In response, manufacturers have encapsulated NAND flash as memory devices in which a controller is placed in front of a raw NAND memory. The purpose of the controller is to manage the underlying physical characteristics of the NAND memory and to abstract the interface as a logical block device. This allows the NAND memory to provide a logical to physical translation map between logical block addresses (which are being accessed by a host system) and physical locations in the NAND memory, and to manage rules governing the logical to physical translation mapping internally via firmware in a NAND controller.
A translation cache is a type of cache that may be used by managed NAND memories to improve the speed of logical to physical translations. The translation cache has a fixed number of entries that map the logical block addresses onto the physical addresses (e.g., NAND pages). The translation cache can be searched by a requested logical block address and the result is the physical address.
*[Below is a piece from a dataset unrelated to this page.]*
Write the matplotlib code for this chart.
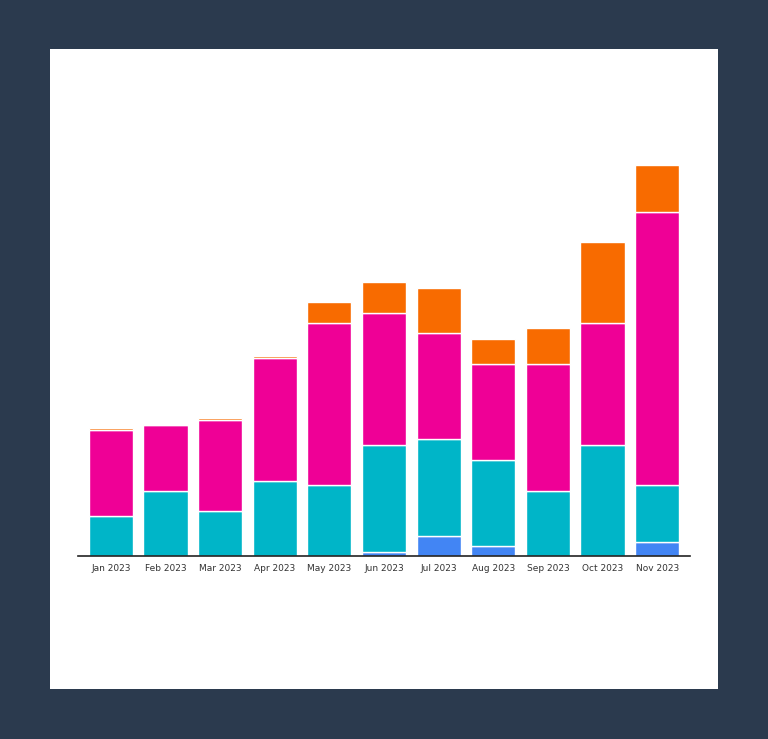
import numpy as np
import matplotlib.pyplot as plt
from matplotlib.patches import Rectangle

months = ['Jan 2023', 'Feb 2023', 'Mar 2023', 'Apr 2023', 'May 2023', 'Jun 2023',
          'Jul 2023', 'Aug 2023', 'Sep 2023', 'Oct 2023', 'Nov 2023']
blue = [0, 0, 0, 0, 0, 4, 20, 10, 0, 0, 14]
cyan = [40, 65, 45, 75, 71, 107, 97, 86, 65, 111, 57]
magenta = [86, 66, 91, 123, 162, 132, 106, 96, 127, 122, 273]
orange = [2, 1, 2, 2, 21, 31, 45, 25, 36, 81, 47]

series = [(blue, '#4285f4'), (cyan, '#00b5c8'), (magenta, '#ef0096'), (orange, '#f86b00')]

W, H = 768, 739
fig = plt.figure(figsize=(W / 100, H / 100), dpi=100)
fig.patch.set_facecolor('#2b3a4e')
fig.patches.append(Rectangle((50 / W, 1 - 689 / H), 668 / W, 640 / H,
                             transform=fig.transFigure, facecolor='white', zorder=-5))

ax = fig.add_axes([78 / W, 1 - 556 / H, 612 / W, 456 / H])
ax.set_zorder(2)
ax.set_facecolor('none')
x = np.arange(len(months))
bottom = np.zeros(len(months))
for vals, col in series:
    v = np.array(vals, dtype=float)
    ax.bar(x, v, bottom=bottom, width=0.81, color=col, edgecolor='white', linewidth=1)
    bottom += v

ax.set_xlim(-0.6, len(months) - 0.4)
ax.set_ylim(0, 456)
ax.set_xticks(x)
ax.set_xticklabels(months, fontsize=6.5, color='#333333')
ax.tick_params(axis='x', length=0, pad=6)
ax.set_yticks([])
for s in ['top', 'right', 'left']:
    ax.spines[s].set_visible(False)
ax.spines['bottom'].set_color('#222222')
ax.spines['bottom'].set_linewidth(1.2)

fig.savefig('out.png', dpi=100, facecolor=fig.get_facecolor())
If the requested address is present in the translation cache, the search yields a match very quickly, after which the physical address can be used to access the managed NAND memory. If the requested address is not in the translation cache, the translation proceeds by reading translation tables, which contain a larger set of translation entries, and are slower to access.
One problem with respect to the translation process is that the managed NAND memory does not have a global view of the semantics of the logical block accesses, and cannot therefore readily perform any internal optimization. The only information currently transmitted to a managed NAND memory is the logical block being accessed and whether the operation is a read or write. All other context about a particular logical block, both in its relation to other logical blocks and in relation to past and future events is lost.